# [YOUR INSTRUCTIONS]
Write out the opening lines of the data word for word, up to and including the line with "city_order = [0, 1, 3, 2]", and leave every picture and every later line out.

# [PROVIDED DATA]
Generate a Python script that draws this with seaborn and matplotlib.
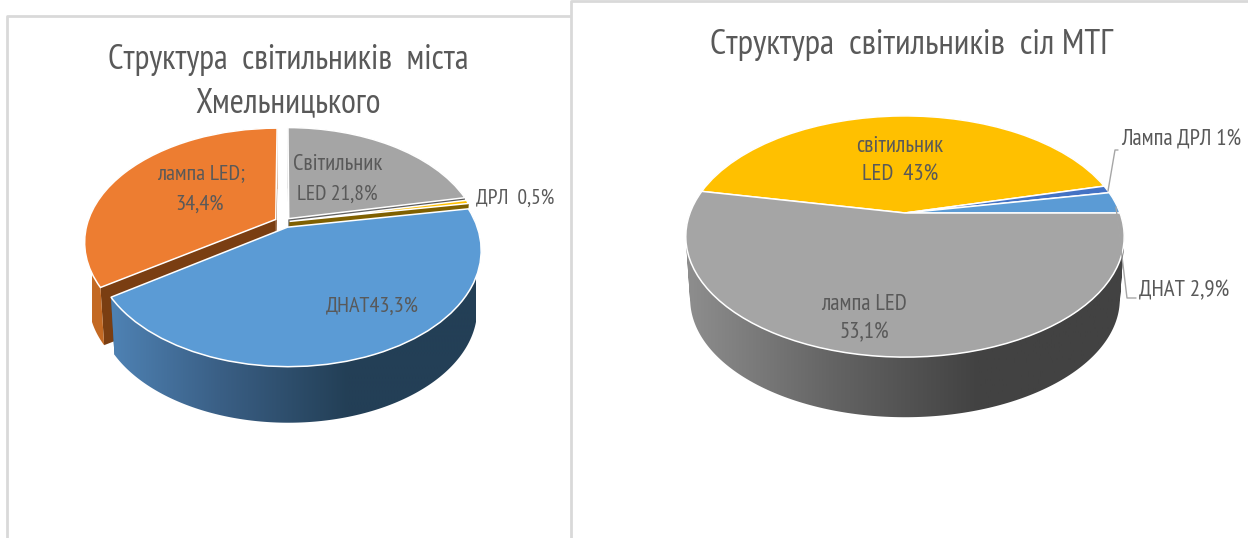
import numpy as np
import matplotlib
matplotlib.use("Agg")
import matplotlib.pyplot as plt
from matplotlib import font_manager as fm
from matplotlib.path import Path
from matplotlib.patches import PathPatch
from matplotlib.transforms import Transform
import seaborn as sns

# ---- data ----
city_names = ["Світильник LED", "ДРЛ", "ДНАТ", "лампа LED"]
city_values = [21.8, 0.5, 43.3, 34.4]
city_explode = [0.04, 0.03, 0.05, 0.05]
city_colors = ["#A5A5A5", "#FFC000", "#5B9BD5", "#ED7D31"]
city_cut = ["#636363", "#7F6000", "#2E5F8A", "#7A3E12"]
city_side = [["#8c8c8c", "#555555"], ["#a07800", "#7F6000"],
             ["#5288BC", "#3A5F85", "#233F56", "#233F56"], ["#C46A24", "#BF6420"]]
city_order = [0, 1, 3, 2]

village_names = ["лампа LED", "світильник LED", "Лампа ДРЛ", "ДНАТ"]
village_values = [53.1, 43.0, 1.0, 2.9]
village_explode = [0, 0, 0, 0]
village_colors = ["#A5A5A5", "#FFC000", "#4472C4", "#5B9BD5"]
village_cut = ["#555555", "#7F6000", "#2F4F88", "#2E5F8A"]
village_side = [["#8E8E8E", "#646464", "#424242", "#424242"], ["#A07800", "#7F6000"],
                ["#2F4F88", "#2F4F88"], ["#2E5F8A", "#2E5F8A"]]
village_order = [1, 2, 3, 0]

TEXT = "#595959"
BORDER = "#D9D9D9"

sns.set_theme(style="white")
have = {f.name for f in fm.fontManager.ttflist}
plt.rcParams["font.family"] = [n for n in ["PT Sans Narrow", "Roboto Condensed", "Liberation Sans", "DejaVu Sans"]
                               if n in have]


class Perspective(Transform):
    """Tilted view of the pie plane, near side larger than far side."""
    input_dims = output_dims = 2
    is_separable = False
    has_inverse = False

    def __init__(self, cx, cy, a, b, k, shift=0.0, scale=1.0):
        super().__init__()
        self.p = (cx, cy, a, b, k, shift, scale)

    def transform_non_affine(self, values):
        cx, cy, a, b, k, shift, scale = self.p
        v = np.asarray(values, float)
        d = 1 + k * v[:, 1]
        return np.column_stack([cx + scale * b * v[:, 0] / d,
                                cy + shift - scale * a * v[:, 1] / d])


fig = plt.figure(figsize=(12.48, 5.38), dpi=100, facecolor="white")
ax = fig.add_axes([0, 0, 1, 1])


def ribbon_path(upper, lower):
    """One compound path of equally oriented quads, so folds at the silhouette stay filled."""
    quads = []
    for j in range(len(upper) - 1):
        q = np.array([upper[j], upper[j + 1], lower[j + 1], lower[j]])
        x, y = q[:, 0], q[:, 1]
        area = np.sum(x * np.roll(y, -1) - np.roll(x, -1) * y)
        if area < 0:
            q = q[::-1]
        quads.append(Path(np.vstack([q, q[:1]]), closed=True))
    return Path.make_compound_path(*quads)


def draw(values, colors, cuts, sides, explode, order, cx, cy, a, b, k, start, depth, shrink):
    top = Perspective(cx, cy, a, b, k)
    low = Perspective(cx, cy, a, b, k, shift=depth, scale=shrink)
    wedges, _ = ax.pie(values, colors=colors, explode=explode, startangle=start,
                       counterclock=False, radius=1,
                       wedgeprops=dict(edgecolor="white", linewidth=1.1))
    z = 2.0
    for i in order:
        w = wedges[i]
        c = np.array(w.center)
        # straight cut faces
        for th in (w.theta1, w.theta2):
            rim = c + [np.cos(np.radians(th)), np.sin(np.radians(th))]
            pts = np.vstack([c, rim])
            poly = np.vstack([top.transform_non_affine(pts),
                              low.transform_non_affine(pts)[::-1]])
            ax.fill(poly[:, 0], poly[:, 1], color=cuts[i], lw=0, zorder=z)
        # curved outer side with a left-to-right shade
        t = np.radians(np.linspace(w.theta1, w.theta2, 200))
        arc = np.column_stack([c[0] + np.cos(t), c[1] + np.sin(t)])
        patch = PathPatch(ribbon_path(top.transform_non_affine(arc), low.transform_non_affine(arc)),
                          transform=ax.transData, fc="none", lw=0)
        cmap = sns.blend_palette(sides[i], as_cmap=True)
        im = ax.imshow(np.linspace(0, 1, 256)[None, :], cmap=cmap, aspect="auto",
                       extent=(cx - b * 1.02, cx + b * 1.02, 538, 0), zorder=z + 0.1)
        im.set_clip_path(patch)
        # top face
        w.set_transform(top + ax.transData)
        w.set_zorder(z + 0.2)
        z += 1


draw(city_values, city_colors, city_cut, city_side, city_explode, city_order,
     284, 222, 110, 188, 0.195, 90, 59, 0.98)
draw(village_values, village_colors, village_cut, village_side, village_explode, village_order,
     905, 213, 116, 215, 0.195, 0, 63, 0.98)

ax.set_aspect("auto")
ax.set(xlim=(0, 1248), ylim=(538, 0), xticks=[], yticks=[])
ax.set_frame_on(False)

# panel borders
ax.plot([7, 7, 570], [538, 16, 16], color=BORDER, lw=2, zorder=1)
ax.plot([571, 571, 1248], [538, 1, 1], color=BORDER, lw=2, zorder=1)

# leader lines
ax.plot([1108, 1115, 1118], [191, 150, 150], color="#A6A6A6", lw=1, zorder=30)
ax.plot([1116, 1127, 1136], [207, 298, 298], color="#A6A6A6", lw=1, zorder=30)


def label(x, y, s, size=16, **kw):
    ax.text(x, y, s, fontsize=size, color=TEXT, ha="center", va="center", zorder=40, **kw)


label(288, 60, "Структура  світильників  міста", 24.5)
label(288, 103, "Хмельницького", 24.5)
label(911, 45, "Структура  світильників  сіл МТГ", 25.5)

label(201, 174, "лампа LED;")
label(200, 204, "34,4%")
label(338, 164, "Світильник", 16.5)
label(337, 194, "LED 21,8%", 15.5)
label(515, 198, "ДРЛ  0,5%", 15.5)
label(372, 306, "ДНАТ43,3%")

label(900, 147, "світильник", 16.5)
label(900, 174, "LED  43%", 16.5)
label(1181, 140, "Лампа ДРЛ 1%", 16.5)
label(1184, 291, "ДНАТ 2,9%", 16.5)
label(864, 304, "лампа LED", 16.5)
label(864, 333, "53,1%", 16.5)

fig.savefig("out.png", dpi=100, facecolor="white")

# [IN RESPONSE]
Generate a Python script that draws this with seaborn and matplotlib.
import numpy as np
import matplotlib
matplotlib.use("Agg")
import matplotlib.pyplot as plt
from matplotlib import font_manager as fm
from matplotlib.path import Path
from matplotlib.patches import PathPatch
from matplotlib.transforms import Transform
import seaborn as sns

# ---- data ----
city_names = ["Світильник LED", "ДРЛ", "ДНАТ", "лампа LED"]
city_values = [21.8, 0.5, 43.3, 34.4]
city_explode = [0.04, 0.03, 0.05, 0.05]
city_colors = ["#A5A5A5", "#FFC000", "#5B9BD5", "#ED7D31"]
city_cut = ["#636363", "#7F6000", "#2E5F8A", "#7A3E12"]
city_side = [["#8c8c8c", "#555555"], ["#a07800", "#7F6000"],
             ["#5288BC", "#3A5F85", "#233F56", "#233F56"], ["#C46A24", "#BF6420"]]
city_order = [0, 1, 3, 2]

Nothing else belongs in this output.